Lightfoot also reflected on the department’s progress since Van Dyke killed McDonald, saying she was “very concerned” about how the city would react after viewing the video of Van Dyke shooting the teenager.

“That was a very difficult and fraught time in our city and I think that many people carry the trauma of that moment and others like it with them to this very day,” Lightfoot said. “What I will also say is, looking back on that time right before Thanksgiving of 2015 when the video was first released, there were some things that I think helped our city move forward that came out … not the least of which I think is the level of activism across our city, many young people, many people of different generations, let their voices be heard and demanded change and there has been some change. Not enough. Not enough by any stretch of the imagination but I think some significant things have happened and continue to happen that we need to take stock of in light of this moment.”

Lightfoot noted the work she did leading the Police Accountability Task Force after the shooting, as well as a Department of Justice investigation of the department’s practices and the City Council’s passage last summer of a new civilian oversight body for police.

Asked about Van Dyke’s imminent release from prison, Lightfoot said she wasn’t happy with the sentence he received but said that while many were not happy with Van Dyke’s sentencing length, “Jason Van Dyke was the first police officer in 50 years who was convicted of committing a crime while on duty so let’s not lose sight of that fact.”

“I think frankly Pastor Marvin Hunter, who’s been the spokesperson and really I think the conscience for not only the family but for the city on this issue, has spoken eloquently about it, and talks and continues to talk about healing, about redemption, about accountability,” Lightfoot said. “I think those are the words we need to take with us in our heart when we think about this moment that we are in.”

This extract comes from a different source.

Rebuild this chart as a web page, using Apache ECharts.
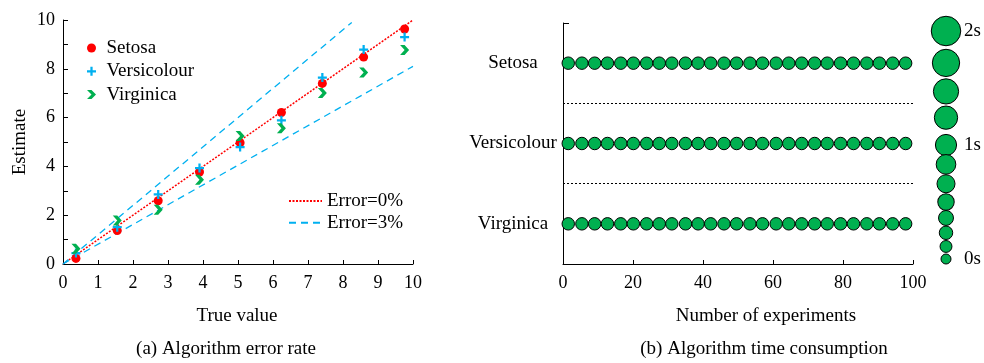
<!DOCTYPE html>
<html><head><meta charset="utf-8">
<script src="https://cdn.jsdelivr.net/npm/echarts@6/dist/echarts.min.js"></script>
<style>html,body{margin:0;padding:0;background:#fff}#c{width:984px;height:363px}</style>
</head><body><div id="c"></div>
<script>
// ---- data: (a) error rate ----
const trueValues     = [0.37, 1.55, 2.72, 3.90, 5.06, 6.24, 7.41, 8.59, 9.76];
const setosaEst      = [0.23, 1.37, 2.59, 3.77, 4.97, 6.21, 7.40, 8.48, 9.63];
const versicolourEst = [0.45, 1.51, 2.85, 3.93, 4.79, 5.89, 7.64, 8.79, 9.30];
const virginicaEst   = [0.62, 1.78, 2.22, 3.45, 5.25, 5.56, 7.01, 7.85, 8.77];
const error0Line  = [[0, 0], [10, 10]];
const error3Upper = [[0, 0], [8.25, 9.9]];
const error3Lower = [[0, 0], [10, 8.1]];
const leftXTickLabels = ['0','1','2','3','4','5','6','7','8','9','10'];
const leftYTickLabels = ['0','2','4','6','8','10'];

// ---- data: (b) time consumption ----
const species = ['Virginica', 'Versicolour', 'Setosa'];
const experimentRuns = [1.5, 5.4, 9.05, 12.7, 16.5, 20.1, 23.9, 27.5, 31.1, 35.0, 38.6, 42.2, 46.0, 49.6,
  53.4, 57.0, 60.9, 64.5, 68.2, 71.9, 75.5, 79.3, 83.0, 86.8, 90.4, 94.2, 97.9];
const setosaTime      = [0.15,0.15,0.15,0.15,0.15,0.15,0.15,0.15,0.15,0.15,0.15,0.15,0.15,0.15,0.15,0.15,0.15,0.15,0.15,0.15,0.15,0.15,0.15,0.15,0.15,0.15,0.15];
const versicolourTime = [0.15,0.15,0.15,0.15,0.15,0.15,0.15,0.15,0.15,0.15,0.15,0.15,0.15,0.15,0.15,0.15,0.15,0.15,0.15,0.15,0.15,0.15,0.15,0.15,0.15,0.15,0.15];
const virginicaTime   = [0.15,0.15,0.15,0.15,0.15,0.15,0.15,0.15,0.15,0.15,0.15,0.15,0.15,0.15,0.15,0.15,0.15,0.15,0.15,0.15,0.15,0.15,0.15,0.15,0.15,0.15,0.15];
const timeScaleValues = [2, 1.72, 1.47, 1.24, 1.0, 0.83, 0.66, 0.5, 0.36, 0.23, 0.11, 0];
const timeScaleLabels = ['0s', '1s', '2s'];
const rightXTickLabels = ['0','20','40','60','80','100'];

// ---- styling ----
const FONT = 'Liberation Serif';
const RED = '#FF0000', BLUE = '#00B0F0', GREEN = '#00B050';
const sizeOf = t => 10 + 19.5 * Math.pow(t / 2, 0.8);
const PLUS = 'path://M3,0 L5,0 L5,3 L8,3 L8,5 L5,5 L5,8 L3,8 L3,5 L0,5 L0,3 L3,3 Z';
const CHEV = 'path://M0,0 L4,0 L8,4 L4,8 L0,8 L4,4 Z';

const G0 = {left: 63, top: 20, width: 350, height: 244};
const G1 = {left: 563, top: 23, width: 350, height: 241};
const G2 = {left: 930, top: 31, width: 32, height: 228};

const axisLineBlack = {show: true, lineStyle: {color: '#000', width: 1}};
const tickText = {fontFamily: FONT, fontSize: 18, color: '#000'};
const bigText = {fontFamily: FONT, fontSize: 19, color: '#000', fontWeight: 'normal'};

const zip = (xs, ys) => xs.map((x, i) => [x, ys[i]]);
const row = (name, times) => experimentRuns.map((x, i) => [x, name, times[i]]);

const chart = echarts.init(document.getElementById('c'), null, {renderer: 'canvas'});
chart.setOption({
  animation: false,
  backgroundColor: '#fff',
  textStyle: {fontFamily: FONT},
  grid: [
    Object.assign({containLabel: false}, G0),
    Object.assign({containLabel: false}, G1),
    Object.assign({containLabel: false}, G2)
  ],
  title: [
    {text: 'True value', left: 232, top: 302, textAlign: 'center', textStyle: bigText},
    {text: '(a) Algorithm error rate', left: 221, top: 335, textAlign: 'center', textStyle: bigText},
    {text: 'Number of experiments', left: 761, top: 302, textAlign: 'center', textStyle: bigText},
    {text: '(b) Algorithm time consumption', left: 759, top: 335, textAlign: 'center', textStyle: bigText}
  ],
  legend: [
    {
      data: ['Setosa', 'Versicolour', 'Virginica'],
      orient: 'vertical', left: 82, top: 33, itemWidth: 20, itemHeight: 9, itemGap: 3.3,
      selectedMode: false,
      textStyle: {fontFamily: FONT, fontSize: 19, color: '#000', lineHeight: 20}
    },
    {
      data: ['Error=0%', 'Error=3%'],
      orient: 'vertical', left: 283, top: 186, itemWidth: 33, itemHeight: 10, itemGap: 1.7,
      selectedMode: false,
      itemStyle: {opacity: 0},
      textStyle: {fontFamily: FONT, fontSize: 19, color: '#000', lineHeight: 20}
    }
  ],
  xAxis: [
    {
      gridIndex: 0, type: 'value', min: 0, max: 10, interval: 1,
      axisLine: axisLineBlack,
      axisTick: {show: true, inside: true, length: 4, lineStyle: {color: '#000'}},
      axisLabel: Object.assign({margin: 10, formatter: v => leftXTickLabels[Math.round(v)]}, tickText),
      splitLine: {show: false}
    },
    {
      gridIndex: 1, type: 'value', min: 0, max: 100, interval: 20,
      axisLine: axisLineBlack,
      axisTick: {show: true, inside: true, length: 4, lineStyle: {color: '#000'}},
      axisLabel: Object.assign({margin: 10, formatter: v => rightXTickLabels[Math.round(v / 20)]}, tickText),
      splitLine: {show: false}
    },
    {gridIndex: 2, type: 'value', min: -1, max: 1, show: false}
  ],
  yAxis: [
    {
      gridIndex: 0, type: 'value', min: 0, max: 10, interval: 1,
      name: 'Estimate', nameLocation: 'middle', nameGap: 33,
      nameTextStyle: {fontFamily: FONT, fontSize: 19, color: '#000'},
      axisLine: axisLineBlack,
      axisTick: {show: true, inside: true, length: 5, lineStyle: {color: '#000'}},
      axisLabel: Object.assign({margin: 8, formatter: v => (Math.round(v) % 2 === 0 ? leftYTickLabels[Math.round(v) / 2] : '')}, tickText),
      splitLine: {show: false}
    },
    {
      gridIndex: 1, type: 'category', data: species, boundaryGap: true,
      axisLine: axisLineBlack,
      axisTick: {show: false},
      axisLabel: {margin: 50, align: 'center', fontFamily: FONT, fontSize: 19, color: '#000'},
      splitLine: {show: true, showMinLine: false, showMaxLine: false,
        lineStyle: {color: '#000', width: 1, type: [2, 2]}}
    },
    {
      gridIndex: 2, type: 'value', min: 0, max: 2, interval: 1, position: 'right',
      axisLine: {show: false}, axisTick: {show: false}, splitLine: {show: false},
      axisLabel: {margin: 2, fontFamily: FONT, fontSize: 19, color: '#000',
        formatter: v => timeScaleLabels[Math.round(v)]}
    }
  ],
  series: [
    {name: 'Error=0%', type: 'line', xAxisIndex: 0, yAxisIndex: 0, data: error0Line, symbol: 'none', z: 1,
      lineStyle: {color: RED, width: 1.5, type: [2, 1.5]}, itemStyle: {color: RED, opacity: 0}},
    {name: 'Error=3%', type: 'line', xAxisIndex: 0, yAxisIndex: 0, data: error3Upper, symbol: 'none', z: 1,
      lineStyle: {color: BLUE, width: 1.3, type: [7, 5]}, itemStyle: {color: BLUE, opacity: 0}},
    {name: 'Error=3%', type: 'line', xAxisIndex: 0, yAxisIndex: 0, data: error3Lower, symbol: 'none', z: 1,
      lineStyle: {color: BLUE, width: 1.3, type: [7, 5]}, itemStyle: {color: BLUE, opacity: 0}},
    {name: 'Setosa', type: 'scatter', xAxisIndex: 0, yAxisIndex: 0, data: zip(trueValues, setosaEst),
      symbol: 'circle', symbolSize: 9, itemStyle: {color: RED, opacity: 1}, z: 3},
    {name: 'Versicolour', type: 'scatter', xAxisIndex: 0, yAxisIndex: 0, data: zip(trueValues, versicolourEst),
      symbol: PLUS, symbolSize: 9, itemStyle: {color: BLUE, opacity: 1}, z: 3},
    {name: 'Virginica', type: 'scatter', xAxisIndex: 0, yAxisIndex: 0, data: zip(trueValues, virginicaEst),
      symbol: CHEV, symbolSize: [9, 10], itemStyle: {color: GREEN, opacity: 1}, z: 3},

    {name: 'SetosaTime', type: 'scatter', xAxisIndex: 1, yAxisIndex: 1, data: row('Setosa', setosaTime),
      symbolSize: v => sizeOf(v[2]), itemStyle: {color: GREEN, borderColor: '#000', borderWidth: 1, opacity: 1}},
    {name: 'VersicolourTime', type: 'scatter', xAxisIndex: 1, yAxisIndex: 1, data: row('Versicolour', versicolourTime),
      symbolSize: v => sizeOf(v[2]), itemStyle: {color: GREEN, borderColor: '#000', borderWidth: 1, opacity: 1}},
    {name: 'VirginicaTime', type: 'scatter', xAxisIndex: 1, yAxisIndex: 1, data: row('Virginica', virginicaTime),
      symbolSize: v => sizeOf(v[2]), itemStyle: {color: GREEN, borderColor: '#000', borderWidth: 1, opacity: 1}},
    {name: 'TimeScale', type: 'scatter', xAxisIndex: 2, yAxisIndex: 2, data: timeScaleValues.map(t => [0, t]),
      symbolSize: v => sizeOf(v[1]), itemStyle: {color: GREEN, borderColor: '#000', borderWidth: 1, opacity: 1}}
  ],
  graphic: [
    {type: 'line', shape: {x1: G1.left, y1: G1.top + 0.5, x2: G1.left + 6, y2: G1.top + 0.5},
      style: {stroke: '#000', lineWidth: 1}, silent: true}
  ]
});
</script></body></html>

Robert Boik, CPD’s executive director of constitutional policing and reform, said in a phone interview with the Tribune that he wanted to push back on what Chad Williams, the former civilian commanding officer of the department’s audit division, said in his resignation letter to Lightfoot in August.

Williams wrote in his letter that department leaders were unable “to even feign interest in pursuing reform in a meaningful manner has made it impossible for me to remain involved.”

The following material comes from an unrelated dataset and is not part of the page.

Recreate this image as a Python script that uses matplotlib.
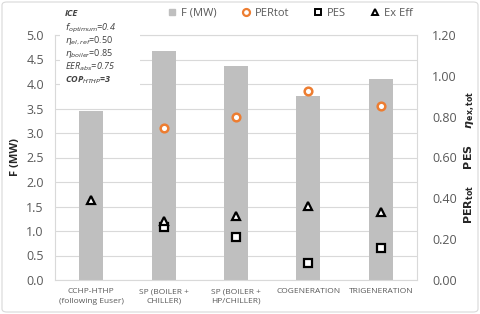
import matplotlib
matplotlib.use("Agg")
import matplotlib.pyplot as plt
import numpy as np
from matplotlib.patches import FancyBboxPatch, Rectangle
from matplotlib.lines import Line2D

plt.rcParams['font.family'] = ['Open Sans', 'DejaVu Sans']
plt.rcParams['mathtext.fontset'] = 'dejavusans'

categories = ["CCHP-HTHP\n(following Euser)", "SP (BOILER +\nCHILLER)", "SP (BOILER +\nHP/CHILLER)",
              "COGENERATION", "TRIGENERATION"]
F_MW = [3.45, 4.68, 4.37, 3.76, 4.10]
PERtot = [np.nan, 0.744, 0.797, 0.926, 0.851]
PES = [np.nan, 0.258, 0.209, 0.083, 0.155]
ExEff = [0.392, 0.290, 0.314, 0.363, 0.332]
left_ticks = [0.0, 0.5, 1.0, 1.5, 2.0, 2.5, 3.0, 3.5, 4.0, 4.5, 5.0]
right_ticks = [0.0, 0.2, 0.4, 0.6, 0.8, 1.0, 1.2]

tick_col = '#595959'
grid_col = '#D9D9D9'

fig = plt.figure(figsize=(4.8, 3.14), dpi=100)
ax = fig.add_axes([55/480, 34/314, (417-55)/480, (280-35)/314])
x = np.arange(len(categories))
ax.bar(x, F_MW, width=0.33, color='#BFBFBF', zorder=2)
ax.set_xlim(-0.5, len(categories)-0.5)
ax.set_ylim(0, 5.0)
ax.set_yticks(left_ticks)
ax.set_yticklabels([f"{v:.1f}" for v in left_ticks], fontsize=9, color=tick_col)
ax.set_xticks(x)
ax.set_xticklabels(categories, fontsize=6, color=tick_col, linespacing=1.5)
ax.yaxis.grid(True, color=grid_col, linewidth=0.8, zorder=0)
ax.set_axisbelow(True)
ax.tick_params(length=0, pad=8)
ax.tick_params(axis='x', pad=6)
for s in ax.spines.values():
    s.set_color(grid_col)
    s.set_linewidth(0.8)
ax.set_ylabel("F (MW)", fontsize=8, fontweight='bold', color='#262626', labelpad=4)

ax2 = ax.twinx()
ax2.set_ylim(0, 1.2)
ax2.set_yticks(right_ticks)
ax2.set_yticklabels([f"{v:.2f}" for v in right_ticks], fontsize=9, color=tick_col)
ax2.tick_params(length=0, pad=11)
for s in ax2.spines.values():
    s.set_visible(False)
ax2.plot(x, PERtot, 'o', ms=5.5, mfc='white', mec='#ED7D31', mew=1.8, zorder=5)
ax2.plot(x, PES, 's', ms=6, mfc='white', mec='black', mew=1.6, zorder=5)
ax2.plot(x, ExEff, '^', ms=5.5, mfc='white', mec='black', mew=1.6, zorder=6)
ax2.set_ylabel(r"$\mathbf{PER_{tot}}$      $\mathbf{PES}$      $\boldsymbol{\eta}_{\mathbf{ex,tot}}$",
               fontsize=8, color='#262626', labelpad=4)

# legend
handles = [
    Line2D([], [], ls='none', marker='s', ms=5, mfc='#BFBFBF', mec='#BFBFBF'),
    Line2D([], [], ls='none', marker='o', ms=5, mfc='white', mec='#ED7D31', mew=1.6),
    Line2D([], [], ls='none', marker='s', ms=5, mfc='white', mec='black', mew=1.4),
    Line2D([], [], ls='none', marker='^', ms=5, mfc='white', mec='black', mew=1.4),
]
fig.legend(handles, ["F (MW)", "PERtot", "PES", "Ex Eff"], ncol=4, loc='center',
           bbox_to_anchor=(290/480, 1-13/314), frameon=False, fontsize=8,
           handlelength=0.8, handletextpad=0.4, columnspacing=2.2, labelcolor=tick_col)

# info box
fig.patches.append(Rectangle((60/480, 1-88/314), 80/480, 83/314, transform=fig.transFigure,
                             facecolor='white', edgecolor='none', zorder=3))
lines = [
    (14, r"ICE", dict(fontweight='bold', style='italic')),
    (28, r"$f_{optimum}$=0.4", dict(style='italic')),
    (41, r"$\eta_{el,ref}$=0.50", dict()),
    (54, r"$\eta_{boiler}$=0.85", dict()),
    (67, r"EER$_{abs}$=0.75", dict(style='italic')),
    (80, r"COP$_{HTHP}$=3", dict(fontweight='bold', style='italic')),
]
for yy, t, kw in lines:
    fig.text(65/480, 1-yy/314, t, fontsize=6.5, color='#404040', va='center', ha='left', zorder=4, **kw)

# outer border
fig.patches.append(FancyBboxPatch((2/480, 2/314), 476/480, 310/314, boxstyle='round,pad=0,rounding_size=0.01',
                                  transform=fig.transFigure, facecolor='none', edgecolor='#D9D9D9', lw=0.8))

fig.savefig("out.png", dpi=100)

“Despite my efforts, both the office of the superintendent and the office of constitutional policing & reform continue to insist upon employing a ‘check the boxes’ strategy that focuses on getting credit for ‘preliminary compliance’ based primarily on policy edits that lack operational considerations,” Williams said. “Over time, the optimism I brought to this role withered in an incessant stream of discussions with the singular intent of identifying ways to ‘move the needle’ by ‘getting the percentages up’ to improve portrayals in local media coverage.”

Boik said that is how the consent decree is set up. It contains almost 800 paragraphs, and the independent monitor assesses progress on a paragraph-by-paragraph basis. So the department has to look at and count the paragraphs as it moves forward.

The police department’s compliance over the last year has “jumped significantly” from 48 paragraphs with some level of compliance in the second monitor’s report to 266 in the most recent report, Boik said. He said they are expecting the next report, which is set to come out within the next month, to show the same trajectory.

“But compliance is not just numbers, there’s a ton of work behind all of that compliance and all of those paragraphs,” Boik said.

The amount of service training hours for officers increased from zero to 40 hours as of last year, which will continue to be an annual occurrence, Boik said. The additional training will serve to change the department’s cultural as it’s an opportunity to reinstruct officers on an annual basis about use-of-force, community policing and impartial policing.

“I would put our policies now up against any department in the country,” Boik said. “I believe we have the best practice policy, and officers have been trained on that policy, and they’re operating under that policy out in the field.”

Boik said that the Chicago Police Department is a “dramatically different department” since the release of the McDonald shooting video, but it isn’t the end game for the department. This is because, he said, the department has made changes to how it approaches community policing and has better training on crisis intervention.

Boik added that if anyone in the department in 2015 had said that a consent decree would be a good thing for the department, then they would have been ostracized. Now it is considered a standard practice for the department and is talked about often.

“When you compare the department today to where we were back in 2015, it is night and day different,” he said.

The department also now has a unit that looks over every use of force incident for tactical and training issues, Boik said. If any misconduct is observed, that misconduct has to be investigated. The department has also made it “as transparent as possible” to show the public how they can file a complaint against an officer.

“We do not sweep those issues under the rug. In fact, we now have an internal mechanism to bring those issues to the forefront, to ensure that they’re being addressed as promptly as possible,” he said.

If it had not been for the shooting of McDonald and the reforms that came after, Boik said that he is not sure if the department would be at the forefront of best practice on use of force policy now.

“Or maybe we’d still be going through it, just at a slower rate, and maybe it would have caught up with us eventually,” he said. “I don’t know. But I can tell you, we’re happy with the path that we’re on. We’re going to stay on the path to reform until we achieve full and effective compliance.”

When asked what the release of Van Dyke means to the department, Boik said he’s focused on the Independent Monitoring Report five coming out and the work ahead of him for Independent Monitoring Report six.

“I think the officers on the street are focused on whatever is on their plate today,” he said.